The parliament repealed some of the Penal Laws but did not abolish them, and, following the forced recall of the liberal Lord Fitzwilliam in 1795 by conservatives, it was effectively abandoned as a vehicle for change by liberal elements who began to plan for armed rebellion. The resulting rebellion was crushed with vicious brutality, and the Act of Union of 1801 was passed partly in response to a perception that the bloodshed was provoked by the misrule of the Ascendancy.
[edit] Decline
The abolition of the Irish parliament was followed by economic decline in Ireland, and widespread emigration of the ruling class to the new centre of power in London which led to the phenomenon of the absentee landlord. The eventual arrival of Catholic Emancipation in 1829 meant that the Ascendancy now faced competition from prosperous Catholics in parliament and the various professions. The festering sense of native grievance was magnified by the horrors of the Potato Famine of 1845-52, the Ascendancy exposed as absentee landlords shipping food to England, protected by the extablishment they created, while the population starved.
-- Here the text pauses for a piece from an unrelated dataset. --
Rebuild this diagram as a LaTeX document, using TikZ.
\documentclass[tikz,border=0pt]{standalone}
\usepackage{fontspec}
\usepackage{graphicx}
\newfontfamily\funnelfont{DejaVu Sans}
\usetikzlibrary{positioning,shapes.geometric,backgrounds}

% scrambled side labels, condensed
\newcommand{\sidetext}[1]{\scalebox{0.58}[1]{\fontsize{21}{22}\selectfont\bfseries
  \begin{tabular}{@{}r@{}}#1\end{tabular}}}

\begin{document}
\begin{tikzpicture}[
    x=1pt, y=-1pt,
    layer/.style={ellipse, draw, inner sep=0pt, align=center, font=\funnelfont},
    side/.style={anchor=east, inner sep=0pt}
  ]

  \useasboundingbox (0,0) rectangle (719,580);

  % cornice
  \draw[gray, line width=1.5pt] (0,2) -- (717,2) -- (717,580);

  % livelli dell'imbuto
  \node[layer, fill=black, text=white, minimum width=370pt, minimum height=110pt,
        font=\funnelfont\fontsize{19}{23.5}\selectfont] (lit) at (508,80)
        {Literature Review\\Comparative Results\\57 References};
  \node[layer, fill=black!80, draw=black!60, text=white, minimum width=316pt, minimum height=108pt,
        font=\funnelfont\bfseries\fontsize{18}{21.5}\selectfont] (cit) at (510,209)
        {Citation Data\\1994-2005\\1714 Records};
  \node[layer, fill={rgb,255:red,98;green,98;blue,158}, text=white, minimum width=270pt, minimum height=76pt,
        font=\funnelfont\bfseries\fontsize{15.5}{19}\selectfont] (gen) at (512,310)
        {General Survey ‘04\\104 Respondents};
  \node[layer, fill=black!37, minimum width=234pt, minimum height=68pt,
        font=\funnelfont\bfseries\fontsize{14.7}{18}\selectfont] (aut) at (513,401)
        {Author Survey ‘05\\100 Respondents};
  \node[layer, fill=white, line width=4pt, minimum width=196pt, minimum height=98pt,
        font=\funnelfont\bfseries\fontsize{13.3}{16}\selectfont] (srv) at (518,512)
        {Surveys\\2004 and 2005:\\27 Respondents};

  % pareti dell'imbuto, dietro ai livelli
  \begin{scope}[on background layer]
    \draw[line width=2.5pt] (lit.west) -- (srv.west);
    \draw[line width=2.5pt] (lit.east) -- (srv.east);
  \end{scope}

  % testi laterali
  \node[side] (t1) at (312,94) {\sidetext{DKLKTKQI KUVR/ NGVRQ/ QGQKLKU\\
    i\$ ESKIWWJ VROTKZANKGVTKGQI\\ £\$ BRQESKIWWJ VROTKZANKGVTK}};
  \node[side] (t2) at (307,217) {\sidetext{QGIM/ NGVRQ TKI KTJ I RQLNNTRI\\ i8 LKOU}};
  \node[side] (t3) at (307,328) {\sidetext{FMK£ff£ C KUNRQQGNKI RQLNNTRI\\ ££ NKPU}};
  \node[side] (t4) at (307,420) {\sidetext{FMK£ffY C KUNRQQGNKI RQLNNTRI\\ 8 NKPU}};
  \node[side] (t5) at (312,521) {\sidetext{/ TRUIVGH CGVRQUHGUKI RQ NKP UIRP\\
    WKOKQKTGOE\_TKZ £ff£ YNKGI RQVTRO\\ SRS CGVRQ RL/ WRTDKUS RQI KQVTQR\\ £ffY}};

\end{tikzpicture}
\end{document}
The economic position of many landowners became untenable as rents became noncollectable due to the emergence of secret and open societies such as the Land League, challenging the power of the landlords. Such agitation peaked during the Land War of the 1880s, which saw a mass mobilisation of tenant farmers against the landlord class. At around the same time, the political power of the Ascendancy passed to a largely Catholic and middle class Irish nationalist movement. As a consequence, the remnants of the Ascendancy were gradually displaced during the 19th and early 20th centuries through impoverishment, bankruptcy, the disestablishment of the Church of Ireland in 1869, and the Irish Land Acts, which allowed tenants to take ownership of the land.
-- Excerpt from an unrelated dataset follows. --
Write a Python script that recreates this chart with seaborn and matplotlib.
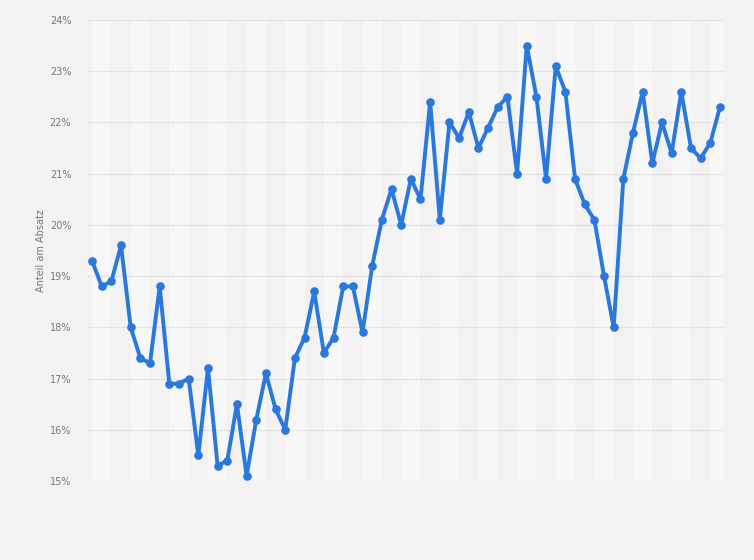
import matplotlib
matplotlib.use("Agg")
import matplotlib.pyplot as plt
import seaborn as sns
import pandas as pd
import numpy as np

# Data (share of sales, %), 66 periods
share = [19.3, 18.8, 18.9, 19.6, 18.0, 17.4, 17.3, 18.8, 16.9, 16.9,
         17.0, 15.5, 17.2, 15.3, 15.4, 16.5, 15.1, 16.2, 17.1, 16.4,
         16.0, 17.4, 17.8, 18.7, 17.5, 17.8, 18.8, 18.8, 17.9, 19.2,
         20.1, 20.7, 20.0, 20.9, 20.5, 22.4, 20.1, 22.0, 21.7, 22.2,
         21.5, 21.9, 22.3, 22.5, 21.0, 23.5, 22.5, 20.9, 23.1, 22.6,
         20.9, 20.4, 20.1, 19.0, 18.0, 20.9, 21.8, 22.6, 21.2, 22.0,
         21.4, 22.6, 21.5, 21.3, 21.6, 22.3]
periods = list(range(len(share)))
y_ticks = [15, 16, 17, 18, 19, 20, 21, 22, 23, 24]
y_tick_labels = [f"{v}%" for v in y_ticks]
y_label = "Anteil am Absatz"

df = pd.DataFrame({"period": periods, "share": share})

sns.set_style("white")
plt.rcParams['font.family'] = ['DejaVu Sans']

bg = "#f2f2f2"
fig = plt.figure(figsize=(7.54, 5.60), dpi=100, facecolor=bg)
ax = fig.add_axes([88/754, 1 - 481/560, (724 - 88)/754, (481 - 20)/560])
ax.set_facecolor(bg)

n = len(periods)
for start in range(0, n, 4):
    ax.axvspan(start, start + 2, color="#f7f7f7", zorder=0, lw=0)

for v in y_ticks:
    ax.axhline(v, color="#d2d2d2", lw=0.9, ls=(0, (1, 1)), zorder=1)

sns.lineplot(data=df, x="period", y="share", ax=ax, color="#2a77dd",
             linewidth=2.8, marker="o", markersize=6.2,
             markeredgewidth=0, zorder=3)

ax.set_xlim(-0.42, n - 1 + 0.42)
ax.set_ylim(15, 24)
ax.set_yticks(y_ticks)
ax.set_yticklabels(y_tick_labels, fontsize=7, color="#777777")
ax.set_xticks([])
ax.set_xlabel("")
ax.set_ylabel(y_label, fontsize=7, color="#777777", labelpad=3)
ax.tick_params(axis="y", length=0, pad=12)
for s in ax.spines.values():
    s.set_visible(False)

fig.savefig("out.png", dpi=100, facecolor=bg)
During the Anglo-Irish War, many of the Loyalist landlords had their country homes burned down by the Irish Republican Army in retaliation for destruction of property by British forces. The burning of stately homes of the old landed class was stepped up by a vengeful Anti-Treaty IRA during the subsequent Irish Civil War (1922-23), who identified them with what they saw as the continuing domination of Britain over Ireland.
After the independence of most of Ireland in 1922, the Ascendancy lost real political influence and became a small, isolated minority in their own land. The Trade War with England between 1932-38 and resulting government intervention into the agricultural market wiped out any remaining economic clout held by the Ascendancy class.